Apparently, researchers are examining what happens to bodies when we are sedentary.
After two to seven hours of uninterrupted sitting, there is evidence “that is enough to increase [subjects’] blood sugar, to decrease their good cholesterol and to have a real impact on their health,” said Travis Saunders, a researcher in exercise physiology at the Children’s Hospital of Eastern Ontario Research Institute in Ottawa.
There are likely important physiological activities that go on while we sit that need to be studied separately from exercise physiology, he said.
Early evidence suggests spending long periods sitting affects the entire body, from the way it metabolizes fat and sugars to how the brain functions, and raises osteoporosis risk through lower bone density.
Did you get what happened there? Lions and tigers and bears oh my! All of these terrible things happen when we don’t get up and move around. It is such a concern that people are walking on treadmills at their desks. I wonder if they find many people that are paralyzed walking on these treadmills? I wonder if they find many people who suffer from chronic pain getting up to do jumping jacks in their little cubicles to stave off the terrible effects of sitting? Hey, do you think people who use crutches are up doing tai bo on their lunch break because sitting is destroying their bodies?
Once again, only one type of body is being considered in research. This is no different than the medical community constantly using the male body as a standard, when it is more than obvious that various medical conditions manifest differently in a female body. Science has a tendency to universalize truths in the mistaken belief that what is true for the dominant body, is true for us all.
There are plenty of days when I write this blog lying on my couch, because even the very idea of sitting causes my body to ache. When I take the time to load the dishwasher and my body is drenched in sweat as though I have run the Boston marathon, it is not because I didn’t find little ways to add activity to my day; it is because I have a chronic condition that zaps all of the strength that I have.

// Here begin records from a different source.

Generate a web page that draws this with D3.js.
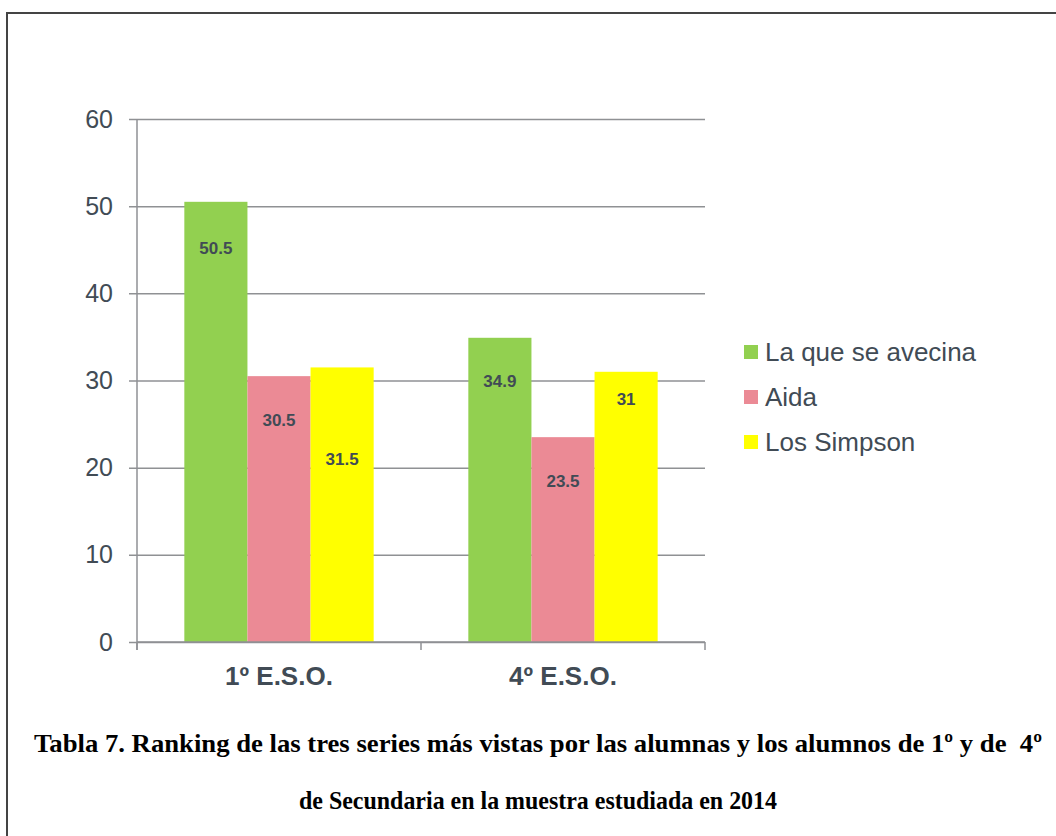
<!DOCTYPE html>
<meta charset="utf-8">
<style>
body { margin: 0; background: #fff; }
.axis .domain { display: none; }
</style>
<svg width="1056" height="836"></svg>
<script src="https://cdnjs.cloudflare.com/ajax/libs/d3/7.8.5/d3.min.js"></script>
<script>

var categories = ["1º E.S.O.", "4º E.S.O."];
var series = ["La que se avecina", "Aida", "Los Simpson"];
var laQueSeAvecina = [50.5, 34.9];
var aida = [30.5, 23.5];
var losSimpson = [31.5, 31];
var yTicks = [0, 10, 20, 30, 40, 50, 60];
var caption = [
  "Tabla 7. Ranking de las tres series más vistas por las alumnas y los alumnos de 1º y de  4º",
  "de Secundaria en la muestra estudiada en 2014"
];

var colors = ["#92d050", "#eb8a95", "#ffff00"];
var textColor = "#414b55";
var gridColor = "#8f9194";

var values = [laQueSeAvecina, aida, losSimpson];
var data = categories.map(function(c, i) {
  return {category: c, values: series.map(function(s, j) { return {key: s, value: values[j][i]}; })};
});

var svg = d3.select("svg");

// outer frame (only top and left edges show)
svg.append("path")
    .attr("d", "M7,840V13H1060")
    .attr("fill", "none")
    .attr("stroke", "#444")
    .attr("stroke-width", 2);

var plotLeft = 137, plotRight = 705, plotTop = 119, plotBottom = 642;

var x0 = d3.scaleBand()
    .domain(categories)
    .range([plotLeft, plotRight])
    .paddingInner(1 / 3)
    .paddingOuter(1 / 6);

var x1 = d3.scaleBand()
    .domain(series)
    .range([0, x0.bandwidth()]);

var y = d3.scaleLinear()
    .domain([0, 60])
    .range([plotBottom, plotTop]);

// grid + y axis
var yAxis = svg.append("g")
    .attr("class", "axis")
    .attr("transform", "translate(" + plotLeft + ",0)")
    .call(d3.axisLeft(y).tickValues(yTicks).tickSize(-(plotRight - plotLeft)).tickPadding(24));

yAxis.selectAll(".tick line")
    .attr("x1", -8)
    .attr("stroke", gridColor)
    .attr("stroke-width", 1.5);

yAxis.selectAll(".tick text")
    .attr("fill", textColor)
    .attr("font-family", "Liberation Sans, Arial, sans-serif")
    .attr("font-size", 25);

svg.append("line")
    .attr("x1", plotLeft).attr("x2", plotLeft)
    .attr("y1", plotTop).attr("y2", plotBottom + 8)
    .attr("stroke", gridColor)
    .attr("stroke-width", 1.5);

// bars
var groups = svg.append("g")
  .selectAll("g")
  .data(data)
  .enter().append("g")
    .attr("transform", function(d) { return "translate(" + x0(d.category) + ",0)"; });

groups.selectAll("rect")
  .data(function(d) { return d.values; })
  .enter().append("rect")
    .attr("x", function(d) { return x1(d.key); })
    .attr("y", function(d) { return y(d.value); })
    .attr("width", x1.bandwidth())
    .attr("height", function(d) { return plotBottom - y(d.value); })
    .attr("fill", function(d, i) { return colors[i]; });

// value labels, nudged below bar tops like the original
var labelDrop = [[46, 44, 92], [43, 44, 27]];

groups.each(function(d, gi) {
  d3.select(this).selectAll("text")
    .data(d.values)
    .enter().append("text")
      .attr("x", function(v) { return x1(v.key) + x1.bandwidth() / 2; })
      .attr("y", function(v, i) { return y(v.value) + labelDrop[gi][i]; })
      .attr("dy", "0.35em")
      .attr("text-anchor", "middle")
      .attr("fill", textColor)
      .attr("font-family", "Liberation Sans, Arial, sans-serif")
      .attr("font-weight", "bold")
      .attr("font-size", 17)
      .text(function(v) { return v.value; });
});

// x axis
var xAxis = svg.append("g")
    .attr("transform", "translate(0," + plotBottom + ")");

xAxis.append("line")
    .attr("x1", plotLeft).attr("x2", plotRight)
    .attr("stroke", gridColor)
    .attr("stroke-width", 1.5);

var step = x0.step();
var xTicks = d3.range(categories.length + 1).map(function(i) { return plotLeft + i * step; });

xAxis.selectAll(".xt")
  .data(xTicks)
  .enter().append("line")
    .attr("class", "xt")
    .attr("x1", function(d) { return d; })
    .attr("x2", function(d) { return d; })
    .attr("y2", 8)
    .attr("stroke", gridColor)
    .attr("stroke-width", 1.5);

xAxis.selectAll(".xl")
  .data(categories)
  .enter().append("text")
    .attr("class", "xl")
    .attr("x", function(d) { return x0(d) + x0.bandwidth() / 2; })
    .attr("y", 34)
    .attr("dy", "0.35em")
    .attr("text-anchor", "middle")
    .attr("fill", textColor)
    .attr("font-family", "Liberation Sans, Arial, sans-serif")
    .attr("font-weight", "bold")
    .attr("font-size", 26)
    .text(function(d) { return d; });

// legend
var legend = svg.append("g")
  .selectAll("g")
  .data(series)
  .enter().append("g")
    .attr("transform", function(d, i) { return "translate(744," + (352 + i * 45) + ")"; });

legend.append("rect")
    .attr("y", -7)
    .attr("width", 14)
    .attr("height", 14)
    .attr("fill", function(d, i) { return colors[i]; });

legend.append("text")
    .attr("x", 21)
    .attr("dy", "0.35em")
    .attr("fill", textColor)
    .attr("font-family", "Liberation Sans, Arial, sans-serif")
    .attr("font-size", 26)
    .text(function(d) { return d; });

// caption
svg.selectAll(".cap")
  .data(caption)
  .enter().append("text")
    .attr("class", "cap")
    .attr("x", 538)
    .attr("y", function(d, i) { return 752 + i * 57; })
    .attr("text-anchor", "middle")
    .attr("xml:space", "preserve")
    .attr("font-family", "Liberation Serif, Times New Roman, serif")
    .attr("font-weight", "bold")
    .attr("font-size", 26)
    .attr("textLength", function(d, i) { return i === 0 ? 1008 : 478; })
    .attr("lengthAdjust", "spacingAndGlyphs")
    .text(function(d) { return d; });

</script>
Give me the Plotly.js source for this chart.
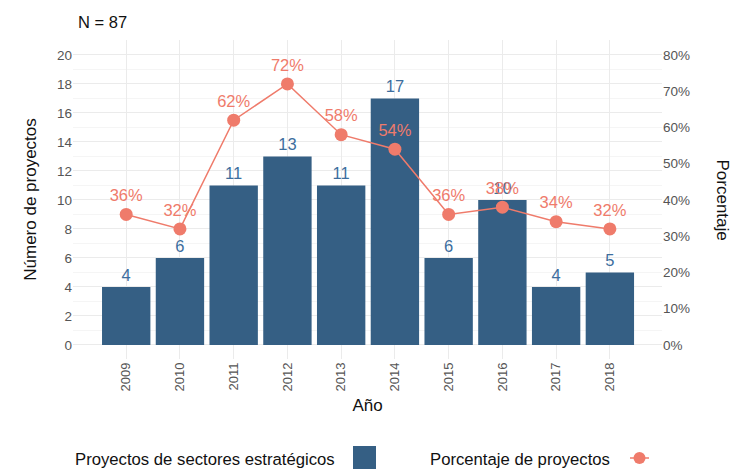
<!DOCTYPE html>
<html>
<head>
<meta charset="utf-8">
<script src="https://cdn.plot.ly/plotly-3.0.1.min.js"></script>
<style>html,body{margin:0;padding:0;background:#fff;}#chart{width:733px;height:470px;}</style>
</head>
<body>
<div id="chart"></div>
<script>
const years = ["2009","2010","2011","2012","2013","2014","2015","2016","2017","2018"];
const proyectos = [4, 6, 11, 13, 11, 17, 6, 10, 4, 5];
const porcentaje = [36, 32, 62, 72, 58, 54, 36, 38, 34, 32];
const pctTicks = [0, 10, 20, 30, 40, 50, 60, 70, 80];

const barColor = "#355F84";
const lineColor = "#EF7B6B";
const font = "Liberation Sans, Arial, sans-serif";

const bars = {
  type: "bar", x: years, y: proyectos, name: "Proyectos de sectores estratégicos",
  marker: {color: barColor}, width: 0.9,
  text: proyectos.map(String), textposition: "outside", cliponaxis: false,
  textfont: {color: "#3C6E9E", size: 16.5, family: font},
  showlegend: false, hoverinfo: "x+y"
};
const line = {
  type: "scatter", mode: "lines+markers+text", x: years, y: porcentaje, yaxis: "y2",
  name: "Porcentaje de proyectos",
  line: {color: lineColor, width: 1.5},
  marker: {color: lineColor, size: 13},
  text: porcentaje.map(v => v + "%"), textposition: "top center", cliponaxis: false,
  textfont: {color: lineColor, size: 16.5, family: font},
  showlegend: false
};

const yr = [-0.97, 21.03];
const layout = {
  width: 733, height: 470,
  margin: {l: 73, r: 71, t: 40, b: 111},
  paper_bgcolor: "#fff", plot_bgcolor: "#fff",
  font: {family: font, color: "#222"},
  showlegend: false,
  bargap: 0.1,
  xaxis: {
    type: "category", range: [-0.99, 9.97],
    tickangle: -90, tickfont: {size: 13, color: "#555"},
    showgrid: true, gridcolor: "#ebebeb", gridwidth: 1,
    zeroline: false, showline: false, ticks: "",
    title: {text: "Año", font: {size: 17, color: "#111"}, standoff: 8}
  },
  yaxis: {
    range: yr, dtick: 2, tick0: 0,
    tickfont: {size: 13.5, color: "#555"},
    showgrid: true, gridcolor: "#ebebeb", gridwidth: 1,
    minor: {dtick: 1, tick0: 0, showgrid: true, gridcolor: "#f3f3f3", gridwidth: 0.8},
    zeroline: false, showline: false, ticks: "",
    title: {text: "Número de proyectos", font: {size: 17, color: "#111"}, standoff: 16}
  },
  yaxis2: {
    overlaying: "y", side: "right", range: [yr[0]*4, yr[1]*4],
    tickvals: pctTicks, ticktext: pctTicks.map(v => v + "%"),
    tickfont: {size: 13.5, color: "#555"},
    showgrid: false, zeroline: false, showline: false, ticks: ""
  },
  annotations: [
    {text: "N = 87", xref: "paper", yref: "paper", x: 0, xshift: 3, y: 1, yshift: 18, xanchor: "left", yanchor: "middle", showarrow: false, font: {size: 16.5, color: "#111"}},
    {text: "Porcentaje", xref: "paper", yref: "paper", x: 1, xshift: 60, y: 0.5, textangle: 90, xanchor: "center", yanchor: "middle", showarrow: false, font: {size: 17, color: "#111"}},
    {text: "Proyectos de sectores estratégicos", xref: "paper", yref: "paper", x: 0.0, xshift: 264, y: 0, yshift: -100, xanchor: "right", yanchor: "middle", showarrow: false, font: {size: 16.7, color: "#111"}},
    {text: "Porcentaje de proyectos", xref: "paper", yref: "paper", x: 0.0, xshift: 539, y: 0, yshift: -100, xanchor: "right", yanchor: "middle", showarrow: false, font: {size: 16.7, color: "#111"}}
  ],
  shapes: [
    {type: "rect", xref: "paper", yref: "paper", xsizemode: "pixel", ysizemode: "pixel", xanchor: 0, yanchor: 0, x0: 280, x1: 303, y0: -87, y1: -110, fillcolor: barColor, line: {width: 0}},
    {type: "line", xref: "paper", yref: "paper", xsizemode: "pixel", ysizemode: "pixel", xanchor: 0, yanchor: 0, x0: 557, x1: 576, y0: -99, y1: -99, line: {color: lineColor, width: 1.5}},
    {type: "circle", xref: "paper", yref: "paper", xsizemode: "pixel", ysizemode: "pixel", xanchor: 0, yanchor: 0, x0: 560.5, x1: 572.5, y0: -93, y1: -105, fillcolor: lineColor, line: {width: 0}}
  ]
};

Plotly.newPlot("chart", [bars, line], layout, {displayModeBar: false, staticPlot: true});
</script>
</body>
</html>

The way this study is being approached affirms the “super crip” mythology. No matter how our bodies are configured, there is something wrong with us if we rest or if we sit. The differently abled are constantly held to the same standard as the able bodied, though the task for us may be the equivalent of climbing Mt. Everest. It is easy to follow these simple suggestions if your body is TAB, but if you require a wheelchair, crutches or suffer from chronic pain, it is adding even more challenges to an already difficult day. I will venture to say that pushing your body beyond its limitations is going to have any even more profound effect not only on health, but general over all well being; however, this did not stop scientists from making broad statements, as though the differently abled don’t exist.
Reading the article on this study reminds me of the various attacks that I have faced for daring to exist as fat and disabled. People don’t see my disability, they see my weight and demand that I just get up and move, no matter what the cost is to me as a person. My fat disturbs them enough to suggest that it caused the lack of mobility, rather than my disability. Suggesting that people should just get up (note: not all people can), further enables this sort of damaging social myth. It also preys upon the fears of the TAB that somehow, if they just follow a strict set of guidelines, they can avoid becoming disabled. Of course, none of these factors are readily apparent, because science is supposed to be objective right? We just have ignore the fact that scientists and researchers are steeped in the same ableist culture as everyone else.